Starting with the first line and ending with the line that holds "import plotly.graph_objects as go", repeat the material exactly.

** start of Available data **

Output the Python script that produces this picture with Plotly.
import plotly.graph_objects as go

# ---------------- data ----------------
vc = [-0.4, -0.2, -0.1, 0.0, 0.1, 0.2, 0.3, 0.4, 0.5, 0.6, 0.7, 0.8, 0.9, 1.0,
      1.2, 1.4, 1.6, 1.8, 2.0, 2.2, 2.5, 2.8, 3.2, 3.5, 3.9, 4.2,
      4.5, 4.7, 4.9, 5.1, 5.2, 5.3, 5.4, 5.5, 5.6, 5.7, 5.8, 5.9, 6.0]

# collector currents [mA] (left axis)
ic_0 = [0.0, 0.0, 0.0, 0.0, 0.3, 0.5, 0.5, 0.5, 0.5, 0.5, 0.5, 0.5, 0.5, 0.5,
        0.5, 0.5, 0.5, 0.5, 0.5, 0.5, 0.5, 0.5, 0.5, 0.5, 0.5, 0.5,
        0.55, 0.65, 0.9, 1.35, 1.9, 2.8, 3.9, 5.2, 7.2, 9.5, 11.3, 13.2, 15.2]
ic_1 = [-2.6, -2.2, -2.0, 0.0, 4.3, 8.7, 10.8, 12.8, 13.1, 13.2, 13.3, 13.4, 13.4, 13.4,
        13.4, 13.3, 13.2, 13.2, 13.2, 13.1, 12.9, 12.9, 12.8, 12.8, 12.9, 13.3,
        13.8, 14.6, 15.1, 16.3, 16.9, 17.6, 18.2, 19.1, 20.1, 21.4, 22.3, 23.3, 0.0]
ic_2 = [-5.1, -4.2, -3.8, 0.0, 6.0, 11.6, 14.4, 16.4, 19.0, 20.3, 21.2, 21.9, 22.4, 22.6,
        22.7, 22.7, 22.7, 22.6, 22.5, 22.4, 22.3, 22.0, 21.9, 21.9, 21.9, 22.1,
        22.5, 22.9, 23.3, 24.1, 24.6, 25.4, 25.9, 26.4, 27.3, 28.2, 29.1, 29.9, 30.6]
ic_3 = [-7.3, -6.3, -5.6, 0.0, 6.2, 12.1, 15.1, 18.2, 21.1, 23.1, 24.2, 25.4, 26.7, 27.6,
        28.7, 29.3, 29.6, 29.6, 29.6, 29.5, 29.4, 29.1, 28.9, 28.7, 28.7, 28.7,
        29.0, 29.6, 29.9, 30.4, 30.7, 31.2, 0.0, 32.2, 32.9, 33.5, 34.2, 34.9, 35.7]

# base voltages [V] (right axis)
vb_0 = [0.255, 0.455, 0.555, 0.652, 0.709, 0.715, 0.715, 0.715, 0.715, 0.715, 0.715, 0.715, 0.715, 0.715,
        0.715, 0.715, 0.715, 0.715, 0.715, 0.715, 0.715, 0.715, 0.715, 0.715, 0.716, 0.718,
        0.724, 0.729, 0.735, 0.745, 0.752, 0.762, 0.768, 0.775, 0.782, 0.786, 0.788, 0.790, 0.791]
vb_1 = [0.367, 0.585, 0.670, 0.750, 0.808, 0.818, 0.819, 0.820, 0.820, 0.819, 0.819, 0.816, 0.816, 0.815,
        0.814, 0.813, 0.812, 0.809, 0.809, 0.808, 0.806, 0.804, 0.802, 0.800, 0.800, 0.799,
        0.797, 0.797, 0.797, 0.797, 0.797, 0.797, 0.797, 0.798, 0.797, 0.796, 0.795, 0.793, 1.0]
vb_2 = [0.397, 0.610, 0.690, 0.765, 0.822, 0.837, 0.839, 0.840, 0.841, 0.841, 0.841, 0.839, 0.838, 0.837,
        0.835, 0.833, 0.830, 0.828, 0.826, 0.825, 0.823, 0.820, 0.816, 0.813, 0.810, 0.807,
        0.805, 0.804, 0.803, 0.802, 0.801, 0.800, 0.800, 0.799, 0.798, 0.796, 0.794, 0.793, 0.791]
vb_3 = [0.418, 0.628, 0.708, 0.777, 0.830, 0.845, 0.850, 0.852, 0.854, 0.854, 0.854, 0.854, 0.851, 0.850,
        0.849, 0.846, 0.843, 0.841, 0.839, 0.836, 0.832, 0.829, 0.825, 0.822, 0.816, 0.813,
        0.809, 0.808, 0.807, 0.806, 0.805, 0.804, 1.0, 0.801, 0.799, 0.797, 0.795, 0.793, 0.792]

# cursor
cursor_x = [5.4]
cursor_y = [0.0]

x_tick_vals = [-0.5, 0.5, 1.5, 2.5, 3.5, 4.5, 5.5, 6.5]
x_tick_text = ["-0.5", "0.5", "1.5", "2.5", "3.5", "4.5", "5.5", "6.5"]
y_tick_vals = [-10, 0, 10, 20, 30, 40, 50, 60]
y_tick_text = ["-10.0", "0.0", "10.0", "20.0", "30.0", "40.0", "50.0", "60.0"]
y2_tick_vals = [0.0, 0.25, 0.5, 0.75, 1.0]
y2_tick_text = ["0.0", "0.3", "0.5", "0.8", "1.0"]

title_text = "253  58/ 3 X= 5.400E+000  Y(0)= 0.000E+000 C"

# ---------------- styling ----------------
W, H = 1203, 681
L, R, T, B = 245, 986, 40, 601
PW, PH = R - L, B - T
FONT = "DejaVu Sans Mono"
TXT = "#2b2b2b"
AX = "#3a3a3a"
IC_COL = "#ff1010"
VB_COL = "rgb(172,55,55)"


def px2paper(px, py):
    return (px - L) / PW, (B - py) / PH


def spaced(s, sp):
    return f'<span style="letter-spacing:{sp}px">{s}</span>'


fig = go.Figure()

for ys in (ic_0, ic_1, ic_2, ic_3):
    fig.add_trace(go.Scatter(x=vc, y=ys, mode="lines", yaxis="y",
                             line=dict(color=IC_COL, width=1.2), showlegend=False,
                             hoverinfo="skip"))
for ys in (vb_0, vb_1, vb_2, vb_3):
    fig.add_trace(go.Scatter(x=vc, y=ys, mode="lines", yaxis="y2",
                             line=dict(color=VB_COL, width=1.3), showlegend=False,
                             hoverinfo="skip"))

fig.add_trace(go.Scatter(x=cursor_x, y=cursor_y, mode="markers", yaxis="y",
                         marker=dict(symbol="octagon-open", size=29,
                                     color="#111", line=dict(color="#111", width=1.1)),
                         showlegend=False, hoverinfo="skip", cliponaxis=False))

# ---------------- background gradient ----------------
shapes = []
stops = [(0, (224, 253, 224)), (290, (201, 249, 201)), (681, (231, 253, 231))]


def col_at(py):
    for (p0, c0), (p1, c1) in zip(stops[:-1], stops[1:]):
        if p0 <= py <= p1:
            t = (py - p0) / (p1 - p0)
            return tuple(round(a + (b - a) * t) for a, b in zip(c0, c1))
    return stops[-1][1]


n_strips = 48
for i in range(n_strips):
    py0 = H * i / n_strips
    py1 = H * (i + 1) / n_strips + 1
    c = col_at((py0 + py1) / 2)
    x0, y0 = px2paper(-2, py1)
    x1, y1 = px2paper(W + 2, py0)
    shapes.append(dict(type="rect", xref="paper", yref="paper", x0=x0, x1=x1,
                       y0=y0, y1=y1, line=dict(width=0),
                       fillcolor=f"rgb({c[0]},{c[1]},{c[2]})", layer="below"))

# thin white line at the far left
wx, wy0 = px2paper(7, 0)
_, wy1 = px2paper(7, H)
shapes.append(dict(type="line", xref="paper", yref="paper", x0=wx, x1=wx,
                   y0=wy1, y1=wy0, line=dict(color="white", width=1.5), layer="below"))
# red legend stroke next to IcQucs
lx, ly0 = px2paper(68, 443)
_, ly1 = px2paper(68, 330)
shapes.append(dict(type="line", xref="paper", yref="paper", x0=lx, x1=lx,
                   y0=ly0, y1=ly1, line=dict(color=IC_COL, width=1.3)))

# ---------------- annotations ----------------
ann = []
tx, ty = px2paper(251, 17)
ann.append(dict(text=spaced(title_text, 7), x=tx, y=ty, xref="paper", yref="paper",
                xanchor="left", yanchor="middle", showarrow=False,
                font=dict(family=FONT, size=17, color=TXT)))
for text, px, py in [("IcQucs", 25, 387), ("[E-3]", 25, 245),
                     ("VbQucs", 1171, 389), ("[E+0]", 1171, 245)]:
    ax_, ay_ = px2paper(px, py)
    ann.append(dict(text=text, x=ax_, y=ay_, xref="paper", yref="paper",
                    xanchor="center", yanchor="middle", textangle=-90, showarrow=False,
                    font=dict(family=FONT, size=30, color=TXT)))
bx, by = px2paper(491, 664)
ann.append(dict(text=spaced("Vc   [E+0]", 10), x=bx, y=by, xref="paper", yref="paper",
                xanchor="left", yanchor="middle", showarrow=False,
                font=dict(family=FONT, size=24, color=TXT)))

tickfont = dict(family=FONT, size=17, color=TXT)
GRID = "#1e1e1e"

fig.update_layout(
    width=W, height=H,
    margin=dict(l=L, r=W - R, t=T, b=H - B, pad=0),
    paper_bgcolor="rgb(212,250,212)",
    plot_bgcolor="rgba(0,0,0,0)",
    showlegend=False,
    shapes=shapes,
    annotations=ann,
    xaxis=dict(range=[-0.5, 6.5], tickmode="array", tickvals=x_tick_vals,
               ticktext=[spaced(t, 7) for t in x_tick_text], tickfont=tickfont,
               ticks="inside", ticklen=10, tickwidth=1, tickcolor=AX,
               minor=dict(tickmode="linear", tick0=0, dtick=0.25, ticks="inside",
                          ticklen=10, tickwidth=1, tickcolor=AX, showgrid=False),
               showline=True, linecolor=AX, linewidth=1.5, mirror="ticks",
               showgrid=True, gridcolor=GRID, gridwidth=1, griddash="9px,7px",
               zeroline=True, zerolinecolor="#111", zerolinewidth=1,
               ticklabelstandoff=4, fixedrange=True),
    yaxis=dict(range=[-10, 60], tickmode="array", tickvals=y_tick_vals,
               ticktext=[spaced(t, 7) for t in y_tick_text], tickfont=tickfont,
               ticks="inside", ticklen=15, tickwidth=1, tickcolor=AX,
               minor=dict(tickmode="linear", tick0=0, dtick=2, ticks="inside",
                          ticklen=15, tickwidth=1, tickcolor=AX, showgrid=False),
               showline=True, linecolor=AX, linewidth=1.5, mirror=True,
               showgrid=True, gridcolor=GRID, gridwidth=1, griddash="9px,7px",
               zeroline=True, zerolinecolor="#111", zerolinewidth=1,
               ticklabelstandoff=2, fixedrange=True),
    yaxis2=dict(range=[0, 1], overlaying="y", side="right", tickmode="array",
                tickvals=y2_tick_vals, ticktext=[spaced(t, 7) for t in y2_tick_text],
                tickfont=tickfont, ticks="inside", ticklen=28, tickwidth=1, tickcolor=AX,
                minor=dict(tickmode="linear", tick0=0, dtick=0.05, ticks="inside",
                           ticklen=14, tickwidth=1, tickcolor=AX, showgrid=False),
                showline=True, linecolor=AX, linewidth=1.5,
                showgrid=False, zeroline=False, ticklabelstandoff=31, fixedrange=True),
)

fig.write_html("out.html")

** end of Available data **

**Correct answer**
Output the Python script that produces this picture with Plotly.
import plotly.graph_objects as go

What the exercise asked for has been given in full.